Non c’è in me l’intenzione di sostituirmi al “Catone” di turno, ma per onestà intellettuale e per esigenza di coscienza civile e morale, ritengo che così non si vada da nessuna parte, questa non è civiltà e progresso civile acquisito, ma accettazione e, quasi, indifferenza di fronte alla barbarie. Nell’estrema incertezza su tutte le cose che ci stanno attorno e ci governano, ci vuole essenzialmente la certezza assoluta della capacità personale e professionale delle persone che sono investite di poteri e responsabilità istituzionali.
Questo assioma può dare fiducia nelle Leggi e nelle Istituzioni che le amministrano e, quanto alle Leggi, per alcune di esse, come si è avuta la spudoratezza di farle approvare, così ora si abbia il coraggio civile di abrogarle, perché sono dannose alla collettività. La civiltà non progredisce con un garantismo che favorisce e, anzi, incentiva a delinquere e a commettere ogni sorta di reato, tanto non c’è quasi mai la certezza della pena ché, anzi, questa sarà sicuramente la minore possibile.
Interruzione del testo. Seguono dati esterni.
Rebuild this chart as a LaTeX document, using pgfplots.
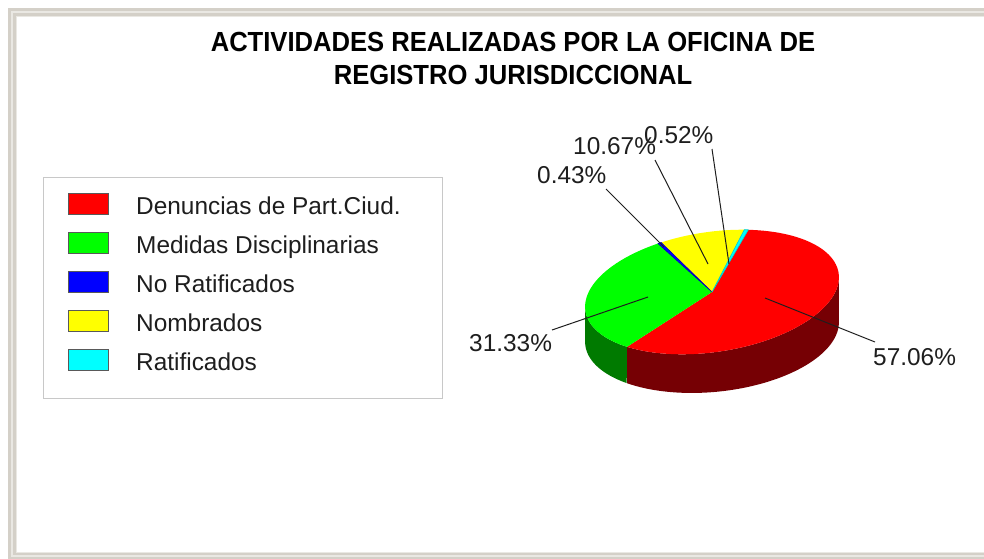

Il progresso civile deve essere supportato oltre ché da Istituzioni credibili e da funzionari capaci e preparati professionalmente, da Leggi rigorose e mirate, nelle quali ci sia la certezza delle pene, alle quali non debbano aggiungersi sconti di sorta, grazie a un garantismo giuridico inopportuno e a furbeschi inserimenti di artifici procedurali, e che le stesse leggi vengano severamente applicate con giustizia ed equità, la conoscenza e l’esempio di esse, oltre ad essere un valido presidio repressivo ai reati, costituisca anche un ottimo deterrente preventivo che scoraggi i male intenzionati.